DATA SECTION
★ ★ ★ ★
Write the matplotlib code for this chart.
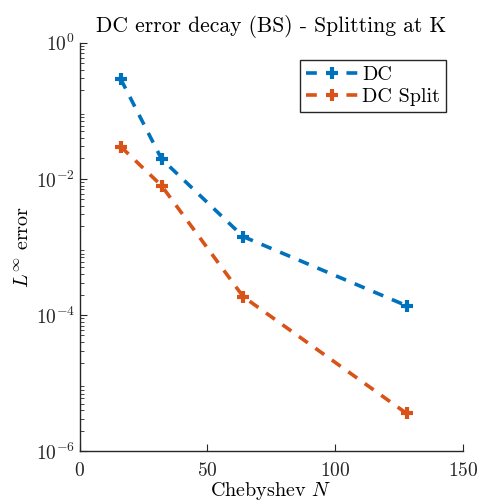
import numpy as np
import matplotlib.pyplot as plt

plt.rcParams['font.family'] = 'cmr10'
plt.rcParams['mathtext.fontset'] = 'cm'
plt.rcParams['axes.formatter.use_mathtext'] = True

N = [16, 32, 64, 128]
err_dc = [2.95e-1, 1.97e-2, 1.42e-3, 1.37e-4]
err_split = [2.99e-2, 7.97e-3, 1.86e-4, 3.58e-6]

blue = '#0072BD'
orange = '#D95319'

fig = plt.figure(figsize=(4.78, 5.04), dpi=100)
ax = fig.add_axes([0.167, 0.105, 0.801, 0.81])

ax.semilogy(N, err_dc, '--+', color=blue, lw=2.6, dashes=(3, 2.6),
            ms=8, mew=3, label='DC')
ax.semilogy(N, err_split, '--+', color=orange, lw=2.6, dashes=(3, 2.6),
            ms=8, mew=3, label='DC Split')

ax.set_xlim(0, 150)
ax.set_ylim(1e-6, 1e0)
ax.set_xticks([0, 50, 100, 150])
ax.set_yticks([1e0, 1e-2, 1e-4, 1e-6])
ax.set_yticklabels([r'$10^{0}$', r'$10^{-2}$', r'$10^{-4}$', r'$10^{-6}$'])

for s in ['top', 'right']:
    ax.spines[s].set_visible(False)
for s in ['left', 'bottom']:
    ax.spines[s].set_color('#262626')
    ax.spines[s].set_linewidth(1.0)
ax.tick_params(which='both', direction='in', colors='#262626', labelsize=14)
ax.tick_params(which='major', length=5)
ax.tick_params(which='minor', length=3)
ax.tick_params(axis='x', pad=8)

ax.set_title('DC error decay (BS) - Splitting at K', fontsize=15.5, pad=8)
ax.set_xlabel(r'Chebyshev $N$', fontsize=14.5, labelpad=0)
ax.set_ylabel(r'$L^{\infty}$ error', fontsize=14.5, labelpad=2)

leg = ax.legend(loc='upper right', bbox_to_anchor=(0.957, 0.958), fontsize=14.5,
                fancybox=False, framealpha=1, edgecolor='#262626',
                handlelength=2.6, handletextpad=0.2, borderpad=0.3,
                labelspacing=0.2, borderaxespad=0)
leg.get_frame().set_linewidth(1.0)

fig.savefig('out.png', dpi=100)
★ ★ ★ ★
Keep every word of the data as it is when you write it out, but drop the pictures.

Write the matplotlib code for this chart.
import numpy as np
import matplotlib.pyplot as plt

plt.rcParams['font.family'] = 'cmr10'
plt.rcParams['mathtext.fontset'] = 'cm'
plt.rcParams['axes.formatter.use_mathtext'] = True

N = [16, 32, 64, 128]
err_dc = [2.95e-1, 1.97e-2, 1.42e-3, 1.37e-4]
err_split = [2.99e-2, 7.97e-3, 1.86e-4, 3.58e-6]

blue = '#0072BD'
orange = '#D95319'

fig = plt.figure(figsize=(4.78, 5.04), dpi=100)
ax = fig.add_axes([0.167, 0.105, 0.801, 0.81])

ax.semilogy(N, err_dc, '--+', color=blue, lw=2.6, dashes=(3, 2.6),
            ms=8, mew=3, label='DC')
ax.semilogy(N, err_split, '--+', color=orange, lw=2.6, dashes=(3, 2.6),
            ms=8, mew=3, label='DC Split')

ax.set_xlim(0, 150)
ax.set_ylim(1e-6, 1e0)
ax.set_xticks([0, 50, 100, 150])
ax.set_yticks([1e0, 1e-2, 1e-4, 1e-6])
ax.set_yticklabels([r'$10^{0}$', r'$10^{-2}$', r'$10^{-4}$', r'$10^{-6}$'])

for s in ['top', 'right']:
    ax.spines[s].set_visible(False)
for s in ['left', 'bottom']:
    ax.spines[s].set_color('#262626')
    ax.spines[s].set_linewidth(1.0)
ax.tick_params(which='both', direction='in', colors='#262626', labelsize=14)
ax.tick_params(which='major', length=5)
ax.tick_params(which='minor', length=3)
ax.tick_params(axis='x', pad=8)

ax.set_title('DC error decay (BS) - Splitting at K', fontsize=15.5, pad=8)
ax.set_xlabel(r'Chebyshev $N$', fontsize=14.5, labelpad=0)
ax.set_ylabel(r'$L^{\infty}$ error', fontsize=14.5, labelpad=2)

leg = ax.legend(loc='upper right', bbox_to_anchor=(0.957, 0.958), fontsize=14.5,
                fancybox=False, framealpha=1, edgecolor='#262626',
                handlelength=2.6, handletextpad=0.2, borderpad=0.3,
                labelspacing=0.2, borderaxespad=0)
leg.get_frame().set_linewidth(1.0)

fig.savefig('out.png', dpi=100)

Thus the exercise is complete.